Rocktrotteur était fin juillet à Malestroit (56) pour la 21ème édition d’Au Pont Du Rock. A l’initiative de l’association Aux Arts Etc..., le festival sympatico-écolo en vie depuis plus de 20 ans n’a pas pris un pépin de melon malgré une affluence record de 15ooo festivaliers cette année, et c’est dans un cadre chaleureux et sans prise de tête que l’on est accueillis. L’affiche, de qualité plus ou moins hétérogène, offre tout de même un petit paquet de valeurs sûres, images à l’appui.
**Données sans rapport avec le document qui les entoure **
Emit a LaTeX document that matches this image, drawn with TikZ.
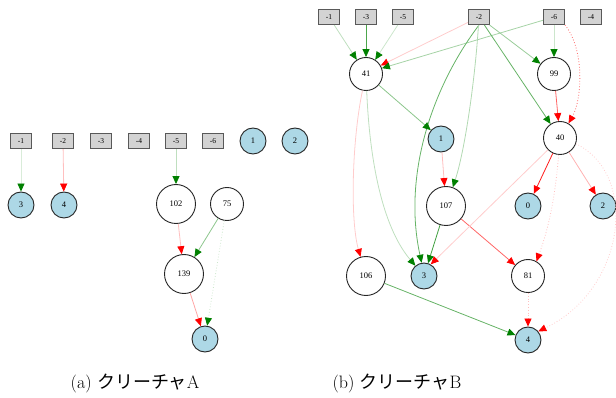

Portés à bout de bras par un flan médiatique digne des plus grands chefs, Lily Wood and The Prick, 1ère « tête d’affiche » des festivités, sont chaudement reçus par un public juvénile bien décidé à fredonner leur plus grands airs. Oui, et des airs, c’est pas ça qui manque! En effet (et Dieu sait qu’elle en abuse), Lily n’y va pas avec le dos de la main morte. J’ai très vite l’impression d’assister à l’élaboration d’une mayonnaise à l’envers: de la sauce à la coquille. Comme si tout le processus créatif du groupe était fait dans ce sens: on balance 2 ou 3 riffs, on pousse des lignes de voyelles interminables dessus puis on bride le tout pour faire un tube facile car les oeufs ne montent pas. Les musiciens sont pourtant présents et captivants lors des tant attendues pauses vocales, le timbre intéressant lors des accélérations de beats où le flow de Lily frôle le hip-hop ou la soul. Pour le reste, ça retombe très vite, ça ne prend pas de risques, ça se bride et les décors (plumes de volatiles colorées, figurations de keytars et autres « je vous kiffe la Bretagne ») laisseront suffisament d’espace vide pour permettre à l’ennui de faire comme chez lui. Un concert jeune dont on oubliera vite les stigmates dans l’ombre de Moriarty qui talonne la joyeuse bande de très près sur la scène d’en face.
Apparus hyper relax mais aussi très fatigués en conférence de presse quelques heures plus tôt, Moriarty s’apprête une nouvelle fois à emmener nos cerveaux prendre l’air, loin, très loin. L’invitation au voyage est claire, petit espace scénique très intimiste où le groupe évoluera pendant plus d’une heure, entouré de nombreuses valises rétro. Ambiance tamisée. Rosemary entre en scène, couverte jusqu’au cou pour mieux se dénuder au fur et à mesure du périple. La magie opère instantanément. C’est une descente en douceur, bercée par la contrebasse, vers un metissage que l’on connaît bien maintenant. Le domptage de la fosse s’annonce difficile et le son de qualité médiocre mais les couleurs, le parfum, l’unité et la générosité du groupe apprivoiseront jusqu’au plus robuste des Bretons, souvent rebelle à l’écoute. Le théâtre de Moriarty s’ouvre en grand sur l’horizon, sur un univers assumé et jusqu’au boutiste, pour conter toujours, en toute liberté et surtout en toute humilité. On sent que le groupe se connaît bien, que la scène est rodée mais que le plaisir et la créativité sont toujours bien en place, même après une tournée de plus de 300 concerts en à peine 2 ans. Des rhapsodes modernes en quelque sorte, à l’empreinte marquante, inspirés et inspirants, Missing Room donnant naissance à un projet théâtral une nouvelle fois en collaboration avec Marc Lainé, joué début octobre notamment à La Ferme Du Buisson.